WORK TO COMPLETE - Starting at the line containing "Output the web", copy each line exactly, ending with the line containing "const yTicks = [0, 50, 100];". Leave out everything else.

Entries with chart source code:
════

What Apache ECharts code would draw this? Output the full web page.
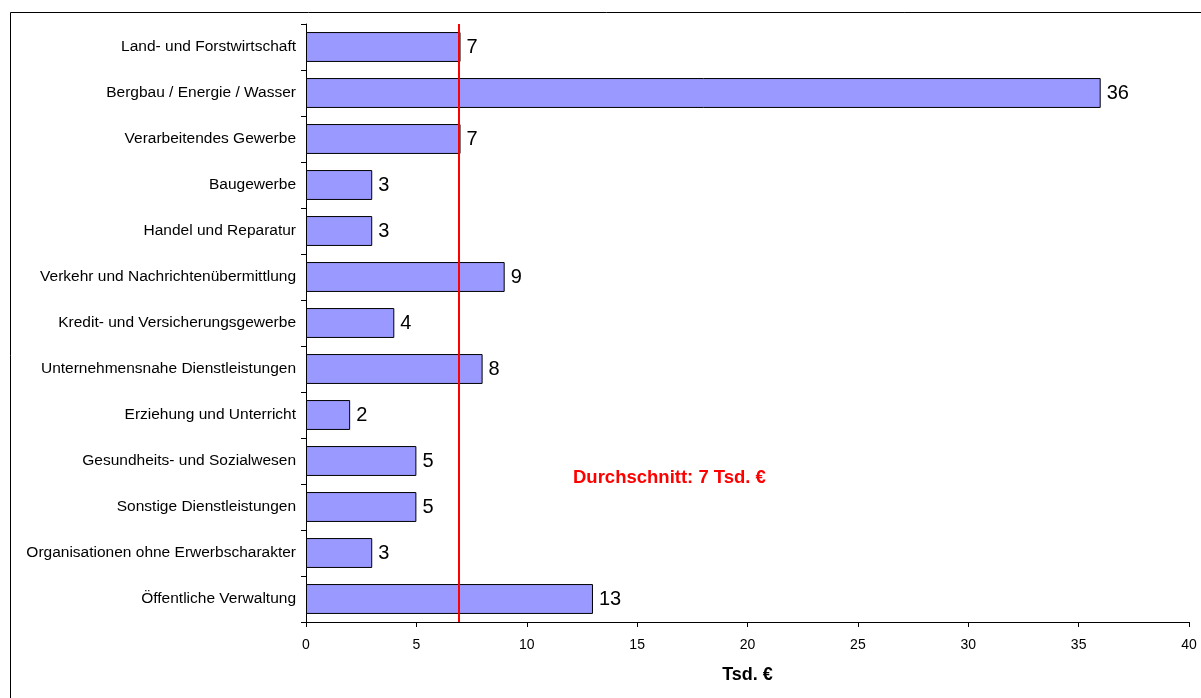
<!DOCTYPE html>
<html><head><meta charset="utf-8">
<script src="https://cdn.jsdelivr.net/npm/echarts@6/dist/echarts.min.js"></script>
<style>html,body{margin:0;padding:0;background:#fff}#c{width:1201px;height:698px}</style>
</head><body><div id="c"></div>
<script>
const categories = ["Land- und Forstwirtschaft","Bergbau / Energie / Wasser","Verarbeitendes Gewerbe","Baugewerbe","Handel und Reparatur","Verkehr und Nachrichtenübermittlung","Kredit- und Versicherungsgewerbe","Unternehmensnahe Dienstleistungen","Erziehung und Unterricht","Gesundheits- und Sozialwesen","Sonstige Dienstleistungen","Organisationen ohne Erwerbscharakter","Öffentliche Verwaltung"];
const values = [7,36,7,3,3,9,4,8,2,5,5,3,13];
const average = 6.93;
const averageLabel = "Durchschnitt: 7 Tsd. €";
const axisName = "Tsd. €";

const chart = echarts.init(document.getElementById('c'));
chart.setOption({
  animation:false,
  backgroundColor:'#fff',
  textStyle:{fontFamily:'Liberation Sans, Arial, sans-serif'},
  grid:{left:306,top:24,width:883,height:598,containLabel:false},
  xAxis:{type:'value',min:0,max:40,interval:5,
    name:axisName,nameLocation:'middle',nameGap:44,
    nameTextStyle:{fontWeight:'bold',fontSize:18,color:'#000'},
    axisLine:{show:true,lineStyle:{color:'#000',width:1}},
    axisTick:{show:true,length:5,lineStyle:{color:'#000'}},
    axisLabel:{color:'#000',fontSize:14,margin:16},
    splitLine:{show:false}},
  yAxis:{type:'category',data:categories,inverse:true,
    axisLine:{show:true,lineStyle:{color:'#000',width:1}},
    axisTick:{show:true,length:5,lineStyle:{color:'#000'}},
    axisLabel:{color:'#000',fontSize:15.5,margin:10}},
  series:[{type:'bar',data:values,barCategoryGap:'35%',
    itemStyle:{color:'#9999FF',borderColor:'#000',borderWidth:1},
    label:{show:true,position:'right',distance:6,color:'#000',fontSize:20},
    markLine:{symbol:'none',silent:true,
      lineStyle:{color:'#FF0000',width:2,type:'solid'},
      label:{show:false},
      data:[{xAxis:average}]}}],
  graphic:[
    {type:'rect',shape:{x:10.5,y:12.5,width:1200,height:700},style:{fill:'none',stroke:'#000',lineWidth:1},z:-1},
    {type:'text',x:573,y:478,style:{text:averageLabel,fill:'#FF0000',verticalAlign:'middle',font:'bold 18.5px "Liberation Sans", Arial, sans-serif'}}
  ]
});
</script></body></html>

════

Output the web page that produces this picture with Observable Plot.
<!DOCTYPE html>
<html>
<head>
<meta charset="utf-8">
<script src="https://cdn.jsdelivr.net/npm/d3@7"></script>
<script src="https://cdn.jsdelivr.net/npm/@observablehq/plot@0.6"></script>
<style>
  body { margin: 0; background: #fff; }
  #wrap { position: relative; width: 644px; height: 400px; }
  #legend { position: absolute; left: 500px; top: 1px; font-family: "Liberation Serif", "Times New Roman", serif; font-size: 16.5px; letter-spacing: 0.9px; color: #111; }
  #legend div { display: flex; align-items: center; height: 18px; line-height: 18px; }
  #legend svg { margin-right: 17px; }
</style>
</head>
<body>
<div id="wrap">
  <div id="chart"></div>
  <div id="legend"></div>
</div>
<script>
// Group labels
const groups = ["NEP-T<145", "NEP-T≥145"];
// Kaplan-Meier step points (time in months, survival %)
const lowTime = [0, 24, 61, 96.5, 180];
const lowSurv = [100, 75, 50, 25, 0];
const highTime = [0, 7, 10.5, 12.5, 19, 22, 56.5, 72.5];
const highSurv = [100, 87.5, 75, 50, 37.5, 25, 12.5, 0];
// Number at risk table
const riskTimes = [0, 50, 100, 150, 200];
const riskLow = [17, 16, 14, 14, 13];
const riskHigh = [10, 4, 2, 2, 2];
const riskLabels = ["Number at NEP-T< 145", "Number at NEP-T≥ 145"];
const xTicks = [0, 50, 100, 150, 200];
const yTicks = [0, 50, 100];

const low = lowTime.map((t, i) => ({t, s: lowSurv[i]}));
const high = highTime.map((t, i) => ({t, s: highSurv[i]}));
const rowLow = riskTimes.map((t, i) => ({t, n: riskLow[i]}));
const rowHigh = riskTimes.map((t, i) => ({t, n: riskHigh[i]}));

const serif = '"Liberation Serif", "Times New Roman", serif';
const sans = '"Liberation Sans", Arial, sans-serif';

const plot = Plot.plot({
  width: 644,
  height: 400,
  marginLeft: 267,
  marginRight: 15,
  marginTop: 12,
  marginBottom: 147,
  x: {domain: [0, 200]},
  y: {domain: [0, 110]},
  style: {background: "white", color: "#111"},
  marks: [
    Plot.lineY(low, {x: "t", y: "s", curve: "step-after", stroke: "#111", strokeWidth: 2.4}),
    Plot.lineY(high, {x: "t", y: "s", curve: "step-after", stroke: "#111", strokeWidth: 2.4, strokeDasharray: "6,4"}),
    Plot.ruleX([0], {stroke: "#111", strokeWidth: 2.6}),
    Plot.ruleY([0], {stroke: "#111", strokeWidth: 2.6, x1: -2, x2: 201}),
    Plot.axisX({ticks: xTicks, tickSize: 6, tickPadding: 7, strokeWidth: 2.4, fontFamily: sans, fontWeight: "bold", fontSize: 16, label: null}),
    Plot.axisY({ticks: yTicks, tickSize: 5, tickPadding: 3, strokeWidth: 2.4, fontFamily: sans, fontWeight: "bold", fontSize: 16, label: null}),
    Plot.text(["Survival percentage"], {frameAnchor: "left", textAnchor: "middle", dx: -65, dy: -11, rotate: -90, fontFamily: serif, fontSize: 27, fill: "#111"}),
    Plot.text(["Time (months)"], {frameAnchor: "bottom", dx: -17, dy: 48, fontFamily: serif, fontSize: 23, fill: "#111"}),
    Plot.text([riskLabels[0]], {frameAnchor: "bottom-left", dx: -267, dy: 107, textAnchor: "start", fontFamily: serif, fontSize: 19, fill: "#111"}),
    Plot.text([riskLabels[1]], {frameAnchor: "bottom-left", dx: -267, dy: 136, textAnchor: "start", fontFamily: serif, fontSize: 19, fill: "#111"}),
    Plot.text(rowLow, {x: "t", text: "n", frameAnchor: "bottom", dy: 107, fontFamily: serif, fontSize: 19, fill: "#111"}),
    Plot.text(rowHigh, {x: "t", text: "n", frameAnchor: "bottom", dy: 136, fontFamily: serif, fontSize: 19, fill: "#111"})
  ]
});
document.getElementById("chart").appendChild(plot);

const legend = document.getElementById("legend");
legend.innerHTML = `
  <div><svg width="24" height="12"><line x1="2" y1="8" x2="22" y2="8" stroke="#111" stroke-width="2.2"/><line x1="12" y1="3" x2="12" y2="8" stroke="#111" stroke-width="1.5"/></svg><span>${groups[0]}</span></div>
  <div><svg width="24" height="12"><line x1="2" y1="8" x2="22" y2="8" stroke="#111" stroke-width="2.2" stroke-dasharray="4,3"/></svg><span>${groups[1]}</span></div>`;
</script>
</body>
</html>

════

THE RESULT -
Output the web page that produces this picture with Observable Plot.
<!DOCTYPE html>
<html>
<head>
<meta charset="utf-8">
<script src="https://cdn.jsdelivr.net/npm/d3@7"></script>
<script src="https://cdn.jsdelivr.net/npm/@observablehq/plot@0.6"></script>
<style>
  body { margin: 0; background: #fff; }
  #wrap { position: relative; width: 644px; height: 400px; }
  #legend { position: absolute; left: 500px; top: 1px; font-family: "Liberation Serif", "Times New Roman", serif; font-size: 16.5px; letter-spacing: 0.9px; color: #111; }
  #legend div { display: flex; align-items: center; height: 18px; line-height: 18px; }
  #legend svg { margin-right: 17px; }
</style>
</head>
<body>
<div id="wrap">
  <div id="chart"></div>
  <div id="legend"></div>
</div>
<script>
// Group labels
const groups = ["NEP-T<145", "NEP-T≥145"];
// Kaplan-Meier step points (time in months, survival %)
const lowTime = [0, 24, 61, 96.5, 180];
const lowSurv = [100, 75, 50, 25, 0];
const highTime = [0, 7, 10.5, 12.5, 19, 22, 56.5, 72.5];
const highSurv = [100, 87.5, 75, 50, 37.5, 25, 12.5, 0];
// Number at risk table
const riskTimes = [0, 50, 100, 150, 200];
const riskLow = [17, 16, 14, 14, 13];
const riskHigh = [10, 4, 2, 2, 2];
const riskLabels = ["Number at NEP-T< 145", "Number at NEP-T≥ 145"];
const xTicks = [0, 50, 100, 150, 200];
const yTicks = [0, 50, 100];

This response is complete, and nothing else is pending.